Director: Taika Waititi
Cast: Roman Griffin Davis, Thomasin McKenzie, Scarlett Johansson, Taika Waititi
Jews smell like Brussel sprouts – this is a throwaway line from Jojo Rabbit. But it captures instantly and completely the absurdity and horror of bigotry. The film is set in Nazi Germany and yet it speaks, with alarming clarity, to the present-day politics of hatred mushrooming around the world. Director Taika Waititi, who adapted the screenplay from a novel called Caging Skies by Christine Leunens, works a miracle here – he uses humor to explore the heart of darkness and through children, he reveals an essential truth – that there is no us and them. That hate stems from ignorance and insecurity. And that to celebrate life, we must dance.
Jojo is a 10-year-old boy who lives in a small German town. His father is missing. His mother is loving but mysteriously busy. Jojo has one close friend named Yorki and a grand love for Swastikas. He also spends a lot of time chatting with an imaginary buddy – Adolf Hitler, played with a manic energy by Waititi himself. Adolf, as Jojo calls him, appears only to Jojo and pumps him up with chats about how to be a true zealot. Early in the film, he gives Jojo tips on how to improve his Heil. In a later scene, Adolf emphatically tells him: Do not let her boss your German brain around!
Director Taika Waititi expertly manages the swings and shifts in the film. It goes from funny to tragic to rousing in a heartbeat
Can the Holocaust be funny?
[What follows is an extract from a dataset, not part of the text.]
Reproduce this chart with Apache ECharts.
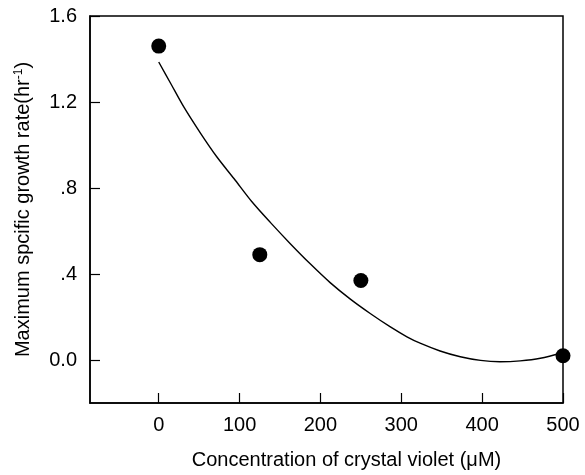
<!DOCTYPE html>
<html>
<head>
<meta charset="utf-8">
<script src="https://cdn.jsdelivr.net/npm/echarts@6/dist/echarts.min.js"></script>
<style>
  html, body { margin: 0; padding: 0; background: #fff; }
  #chart { width: 585px; height: 475px; }
</style>
</head>
<body>
<div id="chart"></div>
<script>
// measured points: concentration (uM) vs max specific growth rate (1/hr)
const concentrations = [0, 125, 250, 500]
const growthRates = [1.46, 0.49, 0.37, 0.02]

// fitted curve
const curveX = [0, 15, 31, 52, 72, 93, 115, 138, 163, 188, 212, 237, 262, 286, 307, 324, 348, 373, 398, 422, 447, 472, 500]
const curveY = [1.386, 1.285, 1.177, 1.053, 0.944, 0.844, 0.737, 0.64, 0.54, 0.445, 0.36, 0.283, 0.215, 0.155, 0.108, 0.077, 0.042, 0.015, -0.002, -0.008, -0.004, 0.008, 0.035]

const xTicks = [0, 100, 200, 300, 400, 500]
const yTicks = [0, 0.4, 0.8, 1.2, 1.6]
const yTickLabels = ['0.0', '.4', '.8', '1.2', '1.6']

const font = "'Liberation Sans', Arial, sans-serif"

const chart = echarts.init(document.getElementById('chart'))

const option = {
  animation: false,
  grid: {
    left: 90,
    right: 22,
    top: 16,
    bottom: 72,
    show: true,
    borderColor: '#000',
    borderWidth: 1.5
  },
  xAxis: {
    type: 'value',
    min: -85,
    max: 500,
    name: 'Concentration of crystal violet (μM)',
    nameLocation: 'middle',
    nameGap: 47,
    nameTextStyle: { color: '#000', fontSize: 20, fontFamily: font, padding: [0, 0, 0, 40] },
    axisLine: { onZero: false, lineStyle: { color: '#000', width: 1.5 } },
    axisTick: { inside: true, length: 10, customValues: xTicks, lineStyle: { color: '#000', width: 1.2 } },
    axisLabel: { customValues: xTicks, color: '#000', fontSize: 20, fontFamily: font, margin: 12 },
    splitLine: { show: false }
  },
  yAxis: {
    type: 'value',
    min: -0.2,
    max: 1.6,
    name: 'Maximum spcific growth rate(hr{sup|-1})',
    nameLocation: 'middle',
    nameGap: 57,
    nameTextStyle: {
      color: '#000', fontSize: 20, fontFamily: font,
      rich: {
        sup: { fontSize: 12, fontFamily: font, color: '#000', verticalAlign: 'top', padding: [0, 0, 8, 0] }
      }
    },
    axisLine: { onZero: false, lineStyle: { color: '#000', width: 1.5 } },
    axisTick: { inside: true, length: 10, customValues: yTicks, lineStyle: { color: '#000', width: 1.2 } },
    axisLabel: {
      customValues: yTicks,
      color: '#000', fontSize: 20, fontFamily: font, margin: 13,
      formatter: function (v) {
        const i = yTicks.findIndex(function (t) { return Math.abs(t - v) < 1e-6 })
        return i >= 0 ? yTickLabels[i] : ''
      }
    },
    splitLine: { show: false }
  },
  series: [
    {
      type: 'line',
      smooth: 0.3,
      showSymbol: false,
      lineStyle: { color: '#000', width: 1.4 },
      data: curveX.map(function (x, i) { return [x, curveY[i]] }),
      z: 2
    },
    {
      type: 'scatter',
      symbol: 'circle',
      symbolSize: 15,
      itemStyle: { color: '#000', opacity: 1 },
      data: concentrations.map(function (x, i) { return [x, growthRates[i]] }),
      z: 3
    }
  ]
}

chart.setOption(option)
</script>
</body>
</html>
Legendary filmmakers like Charlie Chaplin and Ernst Lubitsch have mined the material in classics like The Great Dictator and To Be or Not To Be, which is one of my favorite films. To combine a tragedy of this proportion with humor, even if it is satirical, requires delicacy and precision control. It's a precarious tightrope walk that Waititi performs with panache. His eccentric sense of humor powers the film.
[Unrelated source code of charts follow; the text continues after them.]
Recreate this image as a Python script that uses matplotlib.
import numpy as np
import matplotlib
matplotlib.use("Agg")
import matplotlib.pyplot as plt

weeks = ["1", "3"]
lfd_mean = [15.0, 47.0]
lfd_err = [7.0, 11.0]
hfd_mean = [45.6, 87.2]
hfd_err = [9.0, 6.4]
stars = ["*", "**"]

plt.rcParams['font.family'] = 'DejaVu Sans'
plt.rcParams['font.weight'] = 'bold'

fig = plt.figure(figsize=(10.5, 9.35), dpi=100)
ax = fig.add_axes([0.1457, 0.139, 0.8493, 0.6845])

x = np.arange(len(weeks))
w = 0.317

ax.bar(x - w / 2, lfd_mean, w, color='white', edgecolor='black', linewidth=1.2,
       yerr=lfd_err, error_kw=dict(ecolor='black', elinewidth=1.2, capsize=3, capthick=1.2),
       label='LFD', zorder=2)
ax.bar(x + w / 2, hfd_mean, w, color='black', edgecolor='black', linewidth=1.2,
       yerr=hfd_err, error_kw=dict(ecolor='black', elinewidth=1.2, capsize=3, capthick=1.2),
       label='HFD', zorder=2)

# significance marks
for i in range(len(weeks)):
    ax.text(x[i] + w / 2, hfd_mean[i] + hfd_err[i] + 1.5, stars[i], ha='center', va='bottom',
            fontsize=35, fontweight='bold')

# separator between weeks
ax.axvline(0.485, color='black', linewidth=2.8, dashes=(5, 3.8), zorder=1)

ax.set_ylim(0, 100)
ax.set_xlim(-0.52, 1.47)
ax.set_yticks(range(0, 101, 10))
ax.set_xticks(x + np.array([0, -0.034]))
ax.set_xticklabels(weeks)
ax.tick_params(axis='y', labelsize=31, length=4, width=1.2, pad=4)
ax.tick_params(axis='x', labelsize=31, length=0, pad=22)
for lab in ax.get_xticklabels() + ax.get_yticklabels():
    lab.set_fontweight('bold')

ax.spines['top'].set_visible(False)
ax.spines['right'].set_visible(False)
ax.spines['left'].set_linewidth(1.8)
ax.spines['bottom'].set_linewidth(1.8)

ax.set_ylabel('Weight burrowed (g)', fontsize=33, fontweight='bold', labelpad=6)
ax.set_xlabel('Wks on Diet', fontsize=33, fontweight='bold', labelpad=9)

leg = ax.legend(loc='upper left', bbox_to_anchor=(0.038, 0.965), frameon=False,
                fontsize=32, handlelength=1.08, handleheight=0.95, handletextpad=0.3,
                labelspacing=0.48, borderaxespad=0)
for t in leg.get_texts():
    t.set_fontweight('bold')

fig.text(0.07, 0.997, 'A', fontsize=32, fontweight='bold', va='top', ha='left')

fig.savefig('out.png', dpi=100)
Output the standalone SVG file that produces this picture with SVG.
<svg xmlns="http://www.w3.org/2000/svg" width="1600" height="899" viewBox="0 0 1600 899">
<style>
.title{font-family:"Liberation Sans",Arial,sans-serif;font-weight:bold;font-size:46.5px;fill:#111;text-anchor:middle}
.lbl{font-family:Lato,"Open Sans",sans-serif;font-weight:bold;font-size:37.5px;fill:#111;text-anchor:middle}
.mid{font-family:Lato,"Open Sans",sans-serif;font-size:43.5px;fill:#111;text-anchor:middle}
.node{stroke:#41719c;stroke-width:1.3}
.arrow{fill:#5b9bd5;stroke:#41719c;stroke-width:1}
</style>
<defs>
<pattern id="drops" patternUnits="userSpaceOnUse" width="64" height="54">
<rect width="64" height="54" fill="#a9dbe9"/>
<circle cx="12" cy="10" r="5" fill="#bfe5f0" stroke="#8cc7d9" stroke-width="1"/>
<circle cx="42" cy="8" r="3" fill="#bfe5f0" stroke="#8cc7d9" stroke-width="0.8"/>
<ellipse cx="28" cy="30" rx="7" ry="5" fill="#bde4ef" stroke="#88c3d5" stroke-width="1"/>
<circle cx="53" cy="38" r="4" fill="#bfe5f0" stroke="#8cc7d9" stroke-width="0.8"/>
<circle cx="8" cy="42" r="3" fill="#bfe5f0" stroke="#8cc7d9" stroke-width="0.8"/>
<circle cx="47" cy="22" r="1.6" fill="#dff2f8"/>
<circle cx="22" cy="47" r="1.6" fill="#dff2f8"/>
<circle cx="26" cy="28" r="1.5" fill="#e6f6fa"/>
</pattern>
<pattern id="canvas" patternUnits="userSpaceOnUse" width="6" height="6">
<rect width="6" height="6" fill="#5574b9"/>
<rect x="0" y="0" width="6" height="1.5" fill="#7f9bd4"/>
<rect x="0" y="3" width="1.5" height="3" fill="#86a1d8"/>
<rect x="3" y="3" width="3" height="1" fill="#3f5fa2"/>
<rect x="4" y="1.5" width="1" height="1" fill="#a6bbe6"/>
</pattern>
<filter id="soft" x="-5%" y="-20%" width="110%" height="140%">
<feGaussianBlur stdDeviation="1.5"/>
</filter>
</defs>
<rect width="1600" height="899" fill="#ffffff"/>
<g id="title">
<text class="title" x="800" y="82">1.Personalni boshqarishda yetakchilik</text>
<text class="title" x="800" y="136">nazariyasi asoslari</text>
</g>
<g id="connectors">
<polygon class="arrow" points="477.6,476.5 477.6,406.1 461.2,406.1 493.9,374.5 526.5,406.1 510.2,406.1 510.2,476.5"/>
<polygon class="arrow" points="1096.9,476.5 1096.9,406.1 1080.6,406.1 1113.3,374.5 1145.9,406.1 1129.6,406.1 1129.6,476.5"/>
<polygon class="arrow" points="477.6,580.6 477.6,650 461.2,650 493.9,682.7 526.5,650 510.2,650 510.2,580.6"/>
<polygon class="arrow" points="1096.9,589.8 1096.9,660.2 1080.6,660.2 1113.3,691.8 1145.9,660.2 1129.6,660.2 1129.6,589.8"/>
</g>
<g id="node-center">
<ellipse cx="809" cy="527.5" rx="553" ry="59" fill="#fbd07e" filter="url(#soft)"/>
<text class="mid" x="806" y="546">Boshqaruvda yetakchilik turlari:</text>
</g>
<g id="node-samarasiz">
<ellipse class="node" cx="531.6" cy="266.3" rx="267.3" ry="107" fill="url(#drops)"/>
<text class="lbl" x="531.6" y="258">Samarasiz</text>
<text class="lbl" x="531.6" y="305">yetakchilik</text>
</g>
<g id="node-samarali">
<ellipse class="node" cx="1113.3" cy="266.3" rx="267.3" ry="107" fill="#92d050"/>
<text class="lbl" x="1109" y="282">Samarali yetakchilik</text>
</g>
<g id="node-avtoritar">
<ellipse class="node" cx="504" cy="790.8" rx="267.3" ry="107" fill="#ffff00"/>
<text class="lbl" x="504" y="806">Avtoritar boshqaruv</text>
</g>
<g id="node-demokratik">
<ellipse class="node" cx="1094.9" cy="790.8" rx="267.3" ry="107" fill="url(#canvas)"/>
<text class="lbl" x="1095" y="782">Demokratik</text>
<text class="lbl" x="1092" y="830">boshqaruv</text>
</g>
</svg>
Waititi sets up the singular tonality from the beginning – the Beatles singing 'I Want to Hold Your Hand' in German plays over footage from Leni Riefenstahl's infamous Hitler documentary Triumph of the Will, in which hundreds of German hands are held up in a Heil. Later in the film, a tense sequence with Gestapo officers becomes hilarious because everyone is Heil Hitler-ing each other and it just goes on and on. Waititi expertly manages these swings and shifts in the film. It goes from funny to tragic to rousing in a heartbeat.
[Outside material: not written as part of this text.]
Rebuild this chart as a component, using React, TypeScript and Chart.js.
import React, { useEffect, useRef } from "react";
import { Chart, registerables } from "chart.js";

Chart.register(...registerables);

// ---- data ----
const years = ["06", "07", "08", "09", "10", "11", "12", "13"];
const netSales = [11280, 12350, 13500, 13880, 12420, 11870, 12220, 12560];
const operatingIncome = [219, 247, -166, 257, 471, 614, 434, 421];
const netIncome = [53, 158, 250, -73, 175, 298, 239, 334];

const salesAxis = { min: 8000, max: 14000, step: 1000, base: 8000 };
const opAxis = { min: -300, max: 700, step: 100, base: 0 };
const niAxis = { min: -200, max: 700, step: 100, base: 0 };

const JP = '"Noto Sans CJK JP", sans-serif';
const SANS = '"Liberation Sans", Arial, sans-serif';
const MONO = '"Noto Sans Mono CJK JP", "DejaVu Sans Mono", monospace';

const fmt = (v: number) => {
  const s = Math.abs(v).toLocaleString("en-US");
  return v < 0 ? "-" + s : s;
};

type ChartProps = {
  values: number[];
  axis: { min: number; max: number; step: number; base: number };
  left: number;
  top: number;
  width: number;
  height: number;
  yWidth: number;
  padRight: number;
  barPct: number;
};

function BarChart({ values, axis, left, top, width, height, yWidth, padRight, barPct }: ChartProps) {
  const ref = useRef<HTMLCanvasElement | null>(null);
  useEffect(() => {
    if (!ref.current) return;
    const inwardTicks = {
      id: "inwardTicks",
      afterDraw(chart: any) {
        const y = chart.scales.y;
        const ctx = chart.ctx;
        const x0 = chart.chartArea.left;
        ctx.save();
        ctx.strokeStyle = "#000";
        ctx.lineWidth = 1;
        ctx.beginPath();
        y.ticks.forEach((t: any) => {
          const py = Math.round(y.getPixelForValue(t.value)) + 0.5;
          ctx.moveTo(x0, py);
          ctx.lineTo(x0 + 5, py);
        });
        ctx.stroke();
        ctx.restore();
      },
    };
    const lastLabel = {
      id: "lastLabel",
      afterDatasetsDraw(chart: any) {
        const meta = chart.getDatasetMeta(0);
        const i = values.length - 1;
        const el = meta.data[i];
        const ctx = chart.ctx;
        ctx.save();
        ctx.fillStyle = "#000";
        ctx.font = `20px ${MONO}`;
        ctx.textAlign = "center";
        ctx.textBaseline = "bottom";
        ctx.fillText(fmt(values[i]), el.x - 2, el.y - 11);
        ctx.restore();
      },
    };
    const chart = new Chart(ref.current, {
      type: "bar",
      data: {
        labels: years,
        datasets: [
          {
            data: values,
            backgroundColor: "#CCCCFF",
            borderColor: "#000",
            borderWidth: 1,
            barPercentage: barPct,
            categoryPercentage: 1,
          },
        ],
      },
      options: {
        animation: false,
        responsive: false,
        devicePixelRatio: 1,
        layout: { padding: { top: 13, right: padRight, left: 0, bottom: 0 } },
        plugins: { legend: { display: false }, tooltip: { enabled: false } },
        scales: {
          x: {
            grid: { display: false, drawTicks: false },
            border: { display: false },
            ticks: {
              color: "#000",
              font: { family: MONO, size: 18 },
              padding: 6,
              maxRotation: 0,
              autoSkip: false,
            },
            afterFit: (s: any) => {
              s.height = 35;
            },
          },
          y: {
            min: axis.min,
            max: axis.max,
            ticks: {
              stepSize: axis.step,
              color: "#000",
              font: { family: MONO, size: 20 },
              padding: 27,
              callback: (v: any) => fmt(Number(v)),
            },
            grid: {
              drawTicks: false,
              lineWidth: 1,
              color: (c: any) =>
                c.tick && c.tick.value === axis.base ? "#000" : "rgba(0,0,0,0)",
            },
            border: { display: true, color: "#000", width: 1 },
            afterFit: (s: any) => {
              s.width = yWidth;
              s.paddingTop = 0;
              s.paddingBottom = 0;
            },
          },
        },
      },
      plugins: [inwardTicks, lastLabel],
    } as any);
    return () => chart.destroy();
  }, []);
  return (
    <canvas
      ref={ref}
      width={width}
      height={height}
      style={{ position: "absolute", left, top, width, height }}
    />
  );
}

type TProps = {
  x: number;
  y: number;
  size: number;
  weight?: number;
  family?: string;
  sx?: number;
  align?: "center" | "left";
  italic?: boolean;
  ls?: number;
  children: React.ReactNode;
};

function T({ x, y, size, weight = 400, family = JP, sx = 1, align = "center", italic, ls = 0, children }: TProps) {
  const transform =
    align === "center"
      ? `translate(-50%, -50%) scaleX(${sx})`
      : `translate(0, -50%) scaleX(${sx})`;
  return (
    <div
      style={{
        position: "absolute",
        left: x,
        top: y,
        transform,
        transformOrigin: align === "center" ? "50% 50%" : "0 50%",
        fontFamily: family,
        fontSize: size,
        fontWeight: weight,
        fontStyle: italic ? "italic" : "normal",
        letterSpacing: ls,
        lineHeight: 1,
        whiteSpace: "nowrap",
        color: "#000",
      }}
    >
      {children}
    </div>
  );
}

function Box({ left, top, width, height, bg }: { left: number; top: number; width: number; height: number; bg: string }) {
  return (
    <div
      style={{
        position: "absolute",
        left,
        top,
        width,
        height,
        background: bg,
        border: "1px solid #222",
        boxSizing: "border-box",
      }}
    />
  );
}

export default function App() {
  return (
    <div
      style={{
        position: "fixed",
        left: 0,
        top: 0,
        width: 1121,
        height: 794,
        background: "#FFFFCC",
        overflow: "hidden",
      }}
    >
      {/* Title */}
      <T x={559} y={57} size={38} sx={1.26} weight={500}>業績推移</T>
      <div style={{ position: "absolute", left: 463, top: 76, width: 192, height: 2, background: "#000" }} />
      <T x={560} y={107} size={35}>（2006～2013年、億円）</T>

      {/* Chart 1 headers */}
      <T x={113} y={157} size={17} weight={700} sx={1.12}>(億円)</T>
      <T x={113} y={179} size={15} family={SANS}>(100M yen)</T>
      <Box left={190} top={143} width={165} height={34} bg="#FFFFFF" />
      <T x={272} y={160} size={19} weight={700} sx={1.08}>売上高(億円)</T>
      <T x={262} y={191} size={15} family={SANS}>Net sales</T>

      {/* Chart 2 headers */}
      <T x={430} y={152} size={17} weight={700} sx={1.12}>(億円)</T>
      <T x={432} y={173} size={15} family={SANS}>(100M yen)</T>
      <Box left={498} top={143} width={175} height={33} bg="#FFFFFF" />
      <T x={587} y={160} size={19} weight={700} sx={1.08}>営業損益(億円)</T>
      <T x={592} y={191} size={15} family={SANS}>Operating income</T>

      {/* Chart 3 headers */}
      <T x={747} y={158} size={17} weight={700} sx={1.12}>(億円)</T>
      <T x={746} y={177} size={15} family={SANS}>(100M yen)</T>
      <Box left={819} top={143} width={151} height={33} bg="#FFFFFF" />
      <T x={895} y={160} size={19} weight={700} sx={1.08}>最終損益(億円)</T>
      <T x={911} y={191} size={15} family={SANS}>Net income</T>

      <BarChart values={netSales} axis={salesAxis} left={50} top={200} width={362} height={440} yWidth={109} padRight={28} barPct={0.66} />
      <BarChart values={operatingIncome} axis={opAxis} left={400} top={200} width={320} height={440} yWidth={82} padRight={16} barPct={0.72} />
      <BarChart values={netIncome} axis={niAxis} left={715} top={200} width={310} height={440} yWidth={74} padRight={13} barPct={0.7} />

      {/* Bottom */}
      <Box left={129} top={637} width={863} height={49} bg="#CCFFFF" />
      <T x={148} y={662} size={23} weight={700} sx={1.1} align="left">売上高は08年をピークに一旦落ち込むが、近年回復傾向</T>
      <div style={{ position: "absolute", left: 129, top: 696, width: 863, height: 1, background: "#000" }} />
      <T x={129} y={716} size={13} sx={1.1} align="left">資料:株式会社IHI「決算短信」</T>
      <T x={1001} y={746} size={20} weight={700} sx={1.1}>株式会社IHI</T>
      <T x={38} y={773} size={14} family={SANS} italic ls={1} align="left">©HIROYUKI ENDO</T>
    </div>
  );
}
The actors pitch their performances with skill, finding that tough balance between tears and laughter
Jojo the proud Nazi discovers a Jew in his home. When he first finds Elsa hiding in a cavity in his late sister's bedroom, he asks if she's a ghost and she replies: No, something worse, a Jew. As their relationship deepens, Jojo's view of the world comes undone. He slowly discovers that in fact Jews don't smell like Brussel sprouts and they don't have horns either. There is such tenderness in this bond. As there is between Jojo and his mother Rosie played by the lovely Scarlett Johansson. In one scene, Jojo and Rosie are looking at people, accused of being traitors, who are hanging dead in the town square. Jojo asks her what they did to deserve this and she answers: What they could. Jojo of course doesn't understand what those words or the piercing defiance and sadness in her voice actually means.
This thread of humanity stays intact through the film – even when the tone becomes too playful and the frame resembles a Wes Anderson-style dollhouse. Despite the heightened artificiality, the emotions shine through. The actors pitch their performances with skill, finding that tough balance between tears and laughter. Roman Griffin Davis as Jojo and Thomasin McKenzie as Elsa are acerbic, vulnerable and despite the horrors they know, achingly innocent. And Waititi as Hitler manages to be both cartoonish and creepy.
Jojo Rabbit is a polarizing film. Many people will find it naïve or too feel-good to actually feel any good. I loved it. You may not. But I recommend that you give it a shot. Because Waititi, who also directed Thor: Ragnarok, has such a unique sensibility – he is, what we Mumbai folks call, a single piece. Even if you aren't seduced by his startling vision, you should at least experience it.